Some common symptoms include:
  • low mood or feeling numb
  • feeling hopeless, helpless, empty or sad 
  • feelings of worthlessness 
  • feeling unmotivated and unable to cope with a daily routine
  • often feeling close to tears 
  • being angry, irritable or resentful 
  • not being able to sleep (insomnia) or sleeping a lot 
  • having nightmares 
  • changes to appetite (not eating or over-eating) 
  • loss of interest in things that you would normally enjoy 
  • recurring negative thoughts 
  • withdrawing from social contact 
  • having thoughts about wanting to escape or get away from everything. 
Find out more about depression symptoms on the PANDA website.

Signs and symptoms of antenatal anxiety

We all feel anxious sometimes.

During pregnancy you might already be feeling a bit more anxious than usual. It can be hard to know how much is ‘too much’.

If you’re experiencing an anxiety condition, you might find it difficult to get feelings of anxiety or nervousness under control.

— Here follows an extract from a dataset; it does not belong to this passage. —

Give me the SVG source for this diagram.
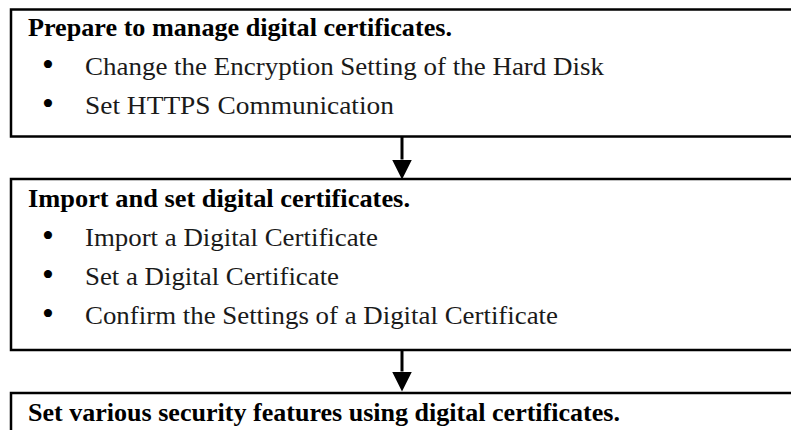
<svg xmlns="http://www.w3.org/2000/svg" width="791" height="430" viewBox="0 0 791 430">
  <style>
    .box { fill: #ffffff; stroke: #000000; stroke-width: 2.5; }
    .title { font-family: "Liberation Serif", "DejaVu Serif", serif; font-size: 25px; font-weight: bold; fill: #000000; }
    .item { font-family: "Liberation Serif", "DejaVu Serif", serif; font-size: 25px; fill: #1a1a1a; }
    .bullet { font-family: "Liberation Serif", "DejaVu Serif", serif; font-size: 34px; fill: #000000; text-anchor: middle; }
    .conn { stroke: #000000; stroke-width: 3; fill: none; }
  </style>
  <defs>
    <marker id="arrow" viewBox="0 0 20 20" refX="0" refY="10" markerWidth="20" markerHeight="20" markerUnits="userSpaceOnUse" orient="auto">
      <path d="M0,0 L20,10 L0,20 z" fill="#000000"/>
    </marker>
  </defs>
  <rect width="791" height="430" fill="#ffffff"/>

  <g id="node-prepare">
    <rect class="box" x="11" y="9.5" width="800" height="127"/>
    <text class="title" x="28" y="36" textLength="424" lengthAdjust="spacingAndGlyphs">Prepare to manage digital certificates.</text>
    <text class="bullet" x="48" y="76">•</text>
    <text class="item" x="85" y="75" textLength="519" lengthAdjust="spacingAndGlyphs">Change the Encryption Setting of the Hard Disk</text>
    <text class="bullet" x="48" y="115">•</text>
    <text class="item" x="85" y="114" textLength="309" lengthAdjust="spacingAndGlyphs">Set HTTPS Communication</text>
  </g>

  <g id="node-import">
    <rect class="box" x="11" y="179" width="800" height="171"/>
    <text class="title" x="28" y="207" textLength="382" lengthAdjust="spacingAndGlyphs">Import and set digital certificates.</text>
    <text class="bullet" x="48" y="247">•</text>
    <text class="item" x="85" y="246" textLength="293" lengthAdjust="spacingAndGlyphs">Import a Digital Certificate</text>
    <text class="bullet" x="48" y="286">•</text>
    <text class="item" x="85" y="285" textLength="254" lengthAdjust="spacingAndGlyphs">Set a Digital Certificate</text>
    <text class="bullet" x="48" y="325">•</text>
    <text class="item" x="85" y="324" textLength="473" lengthAdjust="spacingAndGlyphs">Confirm the Settings of a Digital Certificate</text>
  </g>

  <g id="node-security">
    <rect class="box" x="11" y="393" width="800" height="60"/>
    <text class="title" x="28" y="421" textLength="592" lengthAdjust="spacingAndGlyphs">Set various security features using digital certificates.</text>
  </g>

  <g id="connectors">
    <line class="conn" x1="402" y1="137" x2="402" y2="159.5" marker-end="url(#arrow)"/>
    <line class="conn" x1="402" y1="350" x2="402" y2="371.5" marker-end="url(#arrow)"/>
  </g>
</svg>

Some signs to look for include:
  • anxiety or fear that interrupts your thoughts and interferes with daily tasks 
  • panic attacks (outbursts of extreme fear and panic that are overwhelming and feel difficult to bring under control) 
  • anxiety and worries that keep coming into your mind and are difficult to stop or control 
  • constantly feeling irritable, restless or on edge 
  • having tense muscles, a tight chest and heart palpitations 
  • having tense muscles, a tight chest and heart palpitations 
  • Taking a long time to fall asleep at night.
Find out more about anxiety symptoms on the PANDA website.

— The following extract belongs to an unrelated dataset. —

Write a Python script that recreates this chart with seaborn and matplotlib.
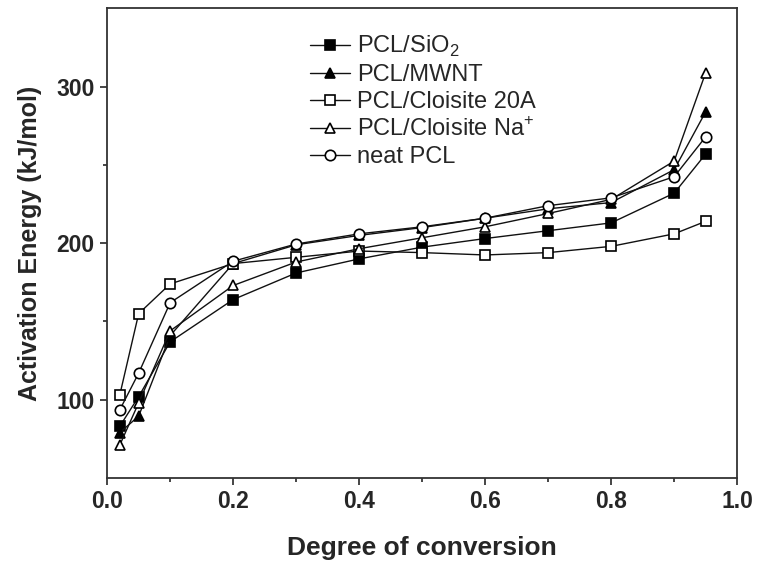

Looking after your mental health and wellbeing

Looking after your mental health and wellbeing can help you enjoy your pregnancy and care for your newborn. 

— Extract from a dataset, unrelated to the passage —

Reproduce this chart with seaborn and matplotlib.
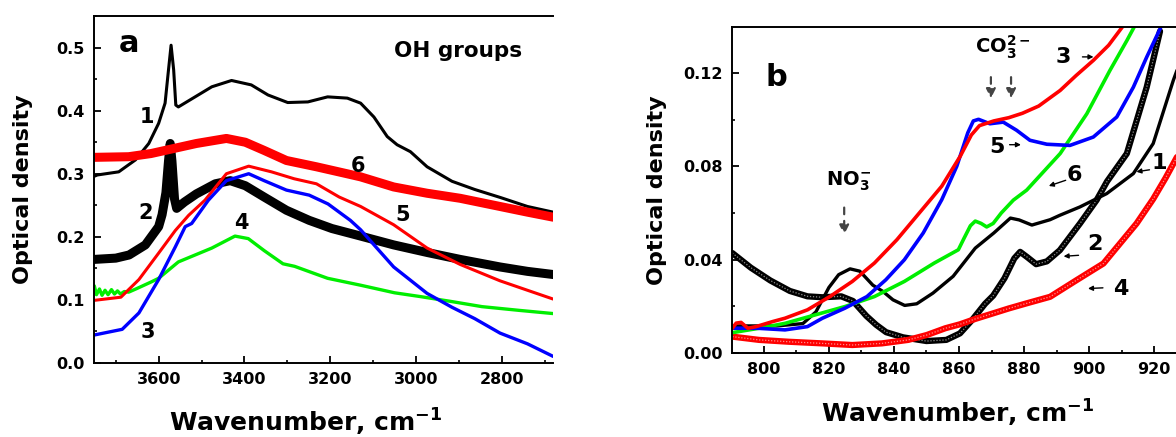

If you’re unsettled or struggling with your mental health during pregnancy, seek support early. 

You can talk to family, friends or a healthcare professional. 

Take the anxiety and depression (K10) test

Learn more about looking after your mental health and wellbeing

Get mental health support

Supporting someone who’s pregnant

Some pregnant people may not realise they’re unsettled or struggling. Others may recognise how they’re feeling, but not know how to talk to anyone about it. 

You can offer emotional support and practical help.

​Find tips on how to talk to someone you're worried about.

Tips for partners

Remember that you are a support person, not a health professional. You don’t have to know everything or provide advice.
  • Spend time listening, without feeling the need to offer solutions. 
  • Let your partner know how well they’re doing and support their self-care strategies. 
  • Encourage your partner to see a health professional if you’re concerned about them.  
  • Take time out and look after yourself too.  
Visit the Centre for Perinatal Excellence (COPE) website to find more tips on how to support your partner.

Tips for family and friends

Remember that you are a support person, not a health professional. You don’t have to know everything or provide advice. 
  • Be available to talk, in person, over the phone or online. 
  • Make a meal or offer to help with grocery shopping, chores or housework. 
  • Offer to help look after, drop off or pick up older children 
  • Be aware that the expectant person might need time and space to deal with symptoms such as morning sickness or fatigue.